Items listed in a dataset
============================================================

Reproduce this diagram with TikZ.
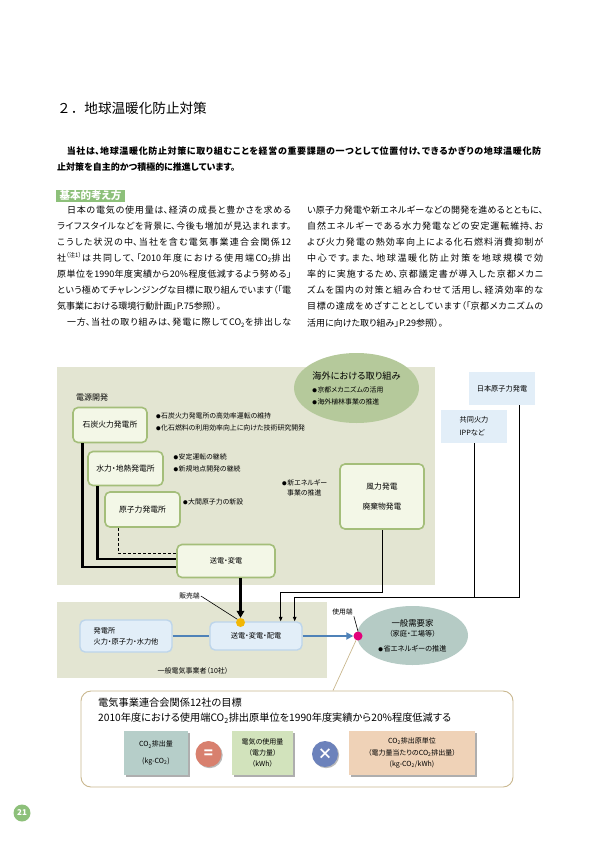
\documentclass[tikz,border=0pt]{standalone}
\usepackage{xcolor}
\usepackage{fontspec}
\setmainfont{Noto Sans CJK JP}[RawFeature=+palt]
\newfontfamily\titlefont{Noto Sans CJK JP}
\XeTeXlinebreaklocale "ja"
\XeTeXlinebreakskip=0pt plus 3pt
\tolerance=9999
\definecolor{leaf}{HTML}{8DC07A}
\definecolor{panel}{HTML}{E3E5D2}
\definecolor{srcline}{HTML}{A4BE7A}
\definecolor{srcfill}{HTML}{F3F7E7}
\definecolor{sage}{HTML}{B5C99B}
\definecolor{skyfill}{HTML}{E2EEF8}
\definecolor{skyline}{HTML}{BDD5EB}
\definecolor{steel}{HTML}{4F82B8}
\definecolor{mist}{HTML}{B5CBC5}
\definecolor{goalline}{HTML}{C9B78E}
\definecolor{amber}{HTML}{F2B705}
\definecolor{rose}{HTML}{E2007A}
\definecolor{co2fill}{HTML}{B6CEC9}
\definecolor{kwhfill}{HTML}{D2E3BC}
\definecolor{unitfill}{HTML}{EFD2B7}
\definecolor{eqfill}{HTML}{D8806E}
\definecolor{mulfill}{HTML}{6C82BB}
\usepackage{tikz}
\usetikzlibrary{shapes.geometric, arrows.meta, positioning, shadows}
\newcommand{\jsize}[1]{\fontsize{#1}{#1}\selectfont}
\newcommand{\bul}{{\fontsize{4.6}{4.6}\selectfont ●}\kern0.6pt}
\tikzstyle{bodytext} = [anchor=north west, inner sep=0pt, align=justify,
                        font=\fontsize{9}{16.1}\selectfont]
\tikzstyle{srcbox}   = [rectangle, rounded corners=5pt, draw=srcline, line width=1.6pt,
                        fill=srcfill, align=center, font=\jsize{7.8}]
\tikzstyle{skybox}   = [rectangle, rounded corners=5pt, draw=skyline, line width=1.4pt,
                        fill=skyfill, font=\fontsize{7.2}{11}\selectfont]
\tikzstyle{sidebox}  = [rectangle, fill=skyfill, font=\fontsize{7.2}{13}\selectfont]
\tikzstyle{note}     = [anchor=west, inner sep=0pt, align=left,
                        font=\fontsize{6.9}{11.5}\selectfont]
\tikzstyle{feed}     = [line width=2.6pt, black]
\tikzstyle{pipe}     = [line width=2.8pt, steel]
\tikzstyle{link}     = [line width=0.8pt, black]
\tikzstyle{arrowed}  = [-{Triangle[length=4.5pt,width=3.6pt]}]
\tikzstyle{factor}   = [rectangle, minimum height=44pt, align=center,
                        font=\fontsize{7}{11.3}\selectfont,
                        drop shadow={shadow xshift=1.6pt, shadow yshift=-1.6pt, fill=black!45, opacity=0.7}]
\tikzstyle{opcirc}   = [circle, minimum size=26pt, inner sep=0pt, text=white,
                        font=\bfseries\jsize{15},
                        drop shadow={shadow xshift=1.2pt, shadow yshift=-1.2pt, fill=black!45, opacity=0.6}]
\begin{document}
\begin{tikzpicture}[x=1pt, y=-1pt]
  \useasboundingbox (0,0) rectangle (596,842);

  % heading and text columns
  \node[anchor=west, inner sep=0pt, font=\titlefont\jsize{13.6}] (title) at (57,108) {２．地球温暖化防止対策};
  \node[bodytext, text width=484pt, font=\bfseries\fontsize{9}{16}\selectfont] (intro) at (57,146.5)
    {　当社は、地球温暖化防止対策に取り組むことを経営の重要課題の一つとして位置付け、できるかぎりの地球温暖化防\linebreak
     止対策を自主的かつ積極的に推進しています。};
  \node[fill=leaf, text=white, font=\bfseries\jsize{10.5}, minimum width=69pt,
        minimum height=12.5pt, inner sep=0pt] (basis) at (90.5,196) {基本的考え方};
  \node[bodytext, text width=234pt] (leftcol) at (57,205.5)
    {　日本の電気の使用量は、経済の成長と豊かさを求める\linebreak
     ライフスタイルなどを背景に、今後も増加が見込まれます。\linebreak
     こうした状況の中、当社を含む電気事業連合会関係12\linebreak
     社\textsuperscript{（注1）}は共同して、「2010年度における使用端CO\textsubscript{2}排出\linebreak
     原単位を1990年度実績から20\%程度低減するよう努める」\linebreak
     という極めてチャレンジングな目標に取り組んでいます（「電\linebreak
     気事業における環境行動計画」P.75参照）。\par
     　一方、当社の取り組みは、発電に際してCO\textsubscript{2}を排出しな{\parfillskip=0pt\par}};
  \node[bodytext, text width=236pt] (rightcol) at (307,205.5)
    {い原子力発電や新エネルギーなどの開発を進めるとともに、\linebreak
     自然エネルギーである水力発電などの安定運転維持、お\linebreak
     よび火力発電の熱効率向上による化石燃料消費抑制が\linebreak
     中心です。また、地球温暖化防止対策を地球規模で効\linebreak
     率的に実施するため、京都議定書が導入した京都メカニ\linebreak
     ズムを国内の対策と組み合わせて活用し、経済効率的な\linebreak
     目標の達成をめざすこととしています（「京都メカニズムの\linebreak
     活用に向けた取り組み」P.29参照）。};

  % panels
  \fill[panel] (57,367) rectangle (435,585);
  \fill[panel] (57,602) rectangle (327,678);

  \node[ellipse, fill=sage, minimum width=121pt, minimum height=70pt, inner sep=0pt,
        align=left, font=\fontsize{6.9}{12}\selectfont] (abroad) at (356.5,388)
    {{\jsize{9.2}海外における取り組み}\\[1pt]\bul 京都メカニズムの活用\\\bul 海外植林事業の推進};

  % power sources
  \node[anchor=west, inner sep=0pt, font=\jsize{8}] (srclbl) at (76,397) {電源開発};
  \node[srcbox, minimum width=74pt, minimum height=35pt] (coal)  at (110,425) {石炭火力発電所};
  \node[srcbox, minimum width=75pt, minimum height=34pt] (hydro) at (125.5,468.5) {水力・地熱発電所};
  \node[srcbox, minimum width=75pt, minimum height=35pt] (nuke)  at (142.5,509.5) {原子力発電所};
  \node[srcbox, minimum width=84pt, minimum height=65pt,
        font=\fontsize{7.8}{20}\selectfont] (wind) at (382,496.5) {風力発電\\廃棄物発電};
  \node[srcbox, minimum width=98pt, minimum height=33pt, font=\jsize{7.2}] (trans) at (226,561) {送電・変電};

  \node[note, right=8pt of coal.east, yshift=3pt] (coalnote)
    {\bul 石炭火力発電所の高効率運転の維持\\\bul 化石燃料の利用効率向上に向けた技術研究開発};
  \node[note, right=9.5pt of hydro.east, yshift=5.5pt] (hydronote) {\bul 安定運転の継続\\\bul 新規地点開発の継続};
  \node[note, right=2pt of nuke.east, yshift=7.5pt] (nukenote) {\bul 大間原子力の新設};
  \node[note, font=\fontsize{6.9}{10}\selectfont] (newnote) at (282,488) {\bul 新エネルギー\\\hspace*{5pt}事業の推進};

  \draw[feed] ([xshift=10pt]coal.south west) |- ([yshift=-6pt]trans.west);
  \draw[feed] ([xshift=10pt]hydro.south west) |- ([yshift=2pt]trans.west);
  \draw[link, dash pattern=on 3pt off 2pt] ([xshift=14pt]nuke.south west) |- ([yshift=8pt]trans.west);

  % utilities and customers
  \node[skybox, minimum width=92pt, minimum height=32pt, align=left] (plant) at (126,636) {発電所\\火力・原子力・水力他};
  \node[skybox, minimum width=92pt, minimum height=28pt, font=\jsize{7.2}] (dist) at (256,636) {送電・変電・配電};
  \node[font=\jsize{7}, inner sep=0pt] (utillbl) at (193,671) {一般電気事業者（10社）};
  \node[ellipse, fill=mist, minimum width=111pt, minimum height=59pt, inner sep=0pt,
        align=center, font=\fontsize{7.2}{10}\selectfont] (cust) at (412.5,635.5)
    {{\jsize{8.4}一般需要家}\\（家庭・工場等）\\[5pt]\bul 省エネルギーの推進};

  \node[circle, fill=amber, minimum size=9pt, inner sep=0pt] (sell) at (240.5,622.5) {};
  \node[font=\jsize{6.8}, inner sep=1pt] (selllbl) at (189.5,596) {販売端};
  \node[font=\jsize{6.8}, inner sep=1pt] (uselbl) at (342.5,612) {使用端};

  \draw[feed, -{Triangle[length=7pt,width=7.5pt]}] (sell |- trans.south) -- (sell.north);
  \draw[pipe] (plant) -- (dist);

  % other suppliers
  \node[sidebox, minimum width=66pt, minimum height=33pt] (jaea) at (502,388.5) {日本原子力発電};
  \node[sidebox, minimum width=66pt, minimum height=33pt, align=left] (ipp) at (474,426.5) {共同火力\\IPPなど};
  \draw[link] (ipp.south) -- ++(0,154);
  \draw[link, arrowed] ([xshift=17pt]jaea.south) -- ++(0,192) -| ([xshift=-8pt]dist.north east);
  \draw[link, arrowed] (wind.south) -- ++(0,63) -| ([xshift=-22pt]dist.north east);

  % target box
  \node[rectangle, rounded corners=10pt, draw=goalline, line width=0.9pt, fill=white,
        minimum width=432pt, minimum height=96pt] (goal) at (297,739) {};
  \node[circle, fill=rose, minimum size=9pt, inner sep=0pt] (use) at (358,636) {};
  \draw[goalline, line width=0.7pt] (use) -- ([xshift=36pt]goal.north);
  \draw[pipe, -{Triangle[length=7pt,width=7pt]}] (dist) -- (use);
  \draw[link, line width=0.6pt] (selllbl.east) -- (sell.north west);
  \draw[link, line width=0.6pt] (uselbl.south east) -- (use.north);

  \node[anchor=west, inner sep=0pt, font=\jsize{10.2}] (goalhead) at (98,703) {電気事業連合会関係12社の目標};
  \node[anchor=west, inner sep=0pt, font=\jsize{10.2}] (goaltext) at (98,718)
    {2010年度における使用端CO\textsubscript{2}排出原単位を1990年度実績から20\%程度低減する};
  \node[factor, fill=co2fill, minimum width=64pt] (co2) at (156,753) {CO\textsubscript{2}排出量\\[5pt](kg-CO\textsubscript{2})};
  \node[opcirc, fill=eqfill] (eq) at (208.5,754) {=};
  \node[factor, fill=kwhfill, minimum width=61pt] (kwh) at (262.5,753) {電気の使用量\\（電力量）\\（kWh）};
  \node[opcirc, fill=mulfill] (mul) at (325,754) {×};
  \node[factor, fill=unitfill, minimum width=126pt] (unit) at (412,753)
    {CO\textsubscript{2}排出原単位\\（電力量当たりのCO\textsubscript{2}排出量）\\(kg-CO\textsubscript{2}/kWh)};

  \node[circle, fill=leaf, minimum size=17pt, inner sep=0pt, text=white,
        font=\bfseries\jsize{8}] (pagenum) at (22,813) {21};
\end{tikzpicture}
\end{document}
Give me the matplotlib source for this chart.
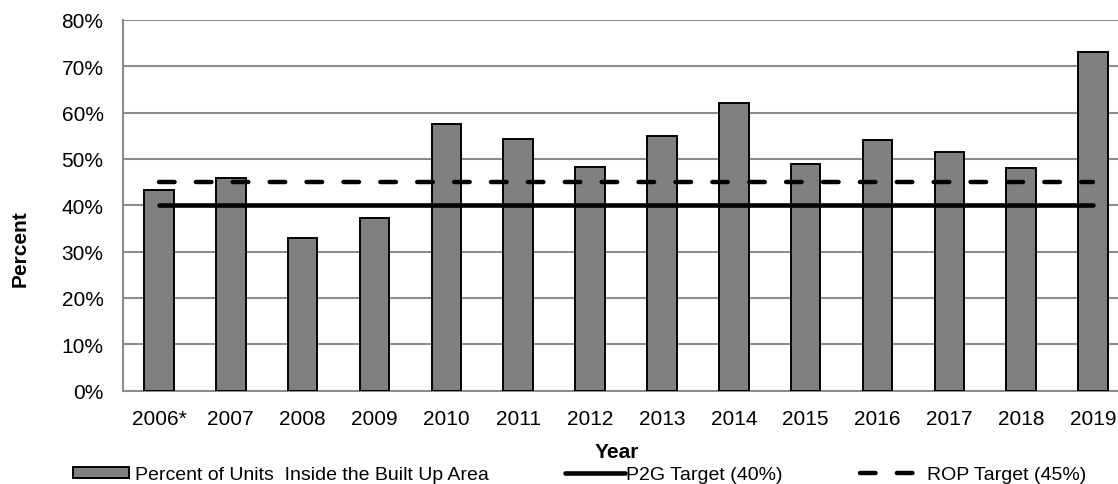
import matplotlib
matplotlib.use("Agg")
import matplotlib.pyplot as plt
from matplotlib.ticker import PercentFormatter

plt.rcParams['font.family'] = ['Liberation Sans', 'DejaVu Sans']

# data
years = ["2006*", "2007", "2008", "2009", "2010", "2011", "2012",
         "2013", "2014", "2015", "2016", "2017", "2018", "2019"]
pct_inside = [43.2, 46.0, 32.9, 37.2, 57.5, 54.3, 48.2,
              55.0, 62.1, 48.9, 54.1, 51.6, 48.1, 73.1]
p2g_target = 40
rop_target = 45

W, H = 1118, 485
fig = plt.figure(figsize=(W / 100, H / 100), dpi=100)

# plot area runs past the right edge of the picture (cropped in the original)
left, right, top, bottom = 123, 1129, 21, 391.6
ax = fig.add_axes([left / W, 1 - bottom / H, (right - left) / W, (bottom - top) / H])

x = list(range(len(years)))
bars = ax.bar(x, pct_inside, width=0.41, color="#808080", edgecolor="black",
              linewidth=1.4, zorder=3, label="Percent of Units  Inside the Built Up Area")
p2g, = ax.plot([x[0], x[-1]], [p2g_target] * 2, color="black", lw=3.3,
               solid_capstyle="round", zorder=4, label="P2G Target (40%)")
rop, = ax.plot([x[0], x[-1]], [rop_target] * 2, color="black", lw=3.2,
               dash_capstyle="round", zorder=4, label="ROP Target (45%)")
rop.set_dashes((3.5, 4.8))

ax.set_xlim(-0.5, len(years) - 0.5)
ax.set_ylim(0, 80)
ax.set_yticks(range(0, 81, 10))
ax.yaxis.set_major_formatter(PercentFormatter(decimals=0))
ax.set_xticks(x)
ax.set_xticklabels(years)
ax.tick_params(axis="both", length=0, labelsize=15, colors="black")
ax.tick_params(axis="y", pad=14)
ax.tick_params(axis="x", pad=13.5)

ax.grid(axis="y", color="#8c8c8c", lw=1.5, zorder=0)
ax.set_axisbelow(True)
for s in ["top", "right"]:
    ax.spines[s].set_visible(False)
for s in ["left", "bottom"]:
    ax.spines[s].set_color("#8c8c8c")
    ax.spines[s].set_linewidth(1.5)

fig.text(617 / W, 1 - 453 / H, "Year", ha="center", va="center",
         fontsize=15, fontweight="bold")
fig.text(20 / W, 1 - 249 / H, "Percent", ha="center", va="center",
         rotation=90, fontsize=15, fontweight="bold")

# legend entries placed one by one to match spacing
legend_spots = [(bars, 73, 2.9, 0.3), (p2g, 565, 3.1, 0.05), (rop, 860, 3.35, 0.1)]
for handle, px, hl, tp in legend_spots:
    lg = fig.legend([handle], [handle.get_label()], loc="center left",
                    bbox_to_anchor=(px / W, 1 - 476 / H), frameon=False,
                    fontsize=14, handlelength=hl, handleheight=0.47,
                    handletextpad=tp, borderpad=0, borderaxespad=0)

fig.savefig("out.png", dpi=100)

============================================================

*SET PROBLEM*: Make an exact copy of the lines from the one containing "Give me the matplotlib source for this chart." to the one containing "plt.rcParams['font.family'] = ['Liberation", keeping both and leaving out every picture.

*RIGHT ANSWER*:
Give me the matplotlib source for this chart.
import matplotlib
matplotlib.use("Agg")
import matplotlib.pyplot as plt
from matplotlib.ticker import PercentFormatter

plt.rcParams['font.family'] = ['Liberation Sans', 'DejaVu Sans']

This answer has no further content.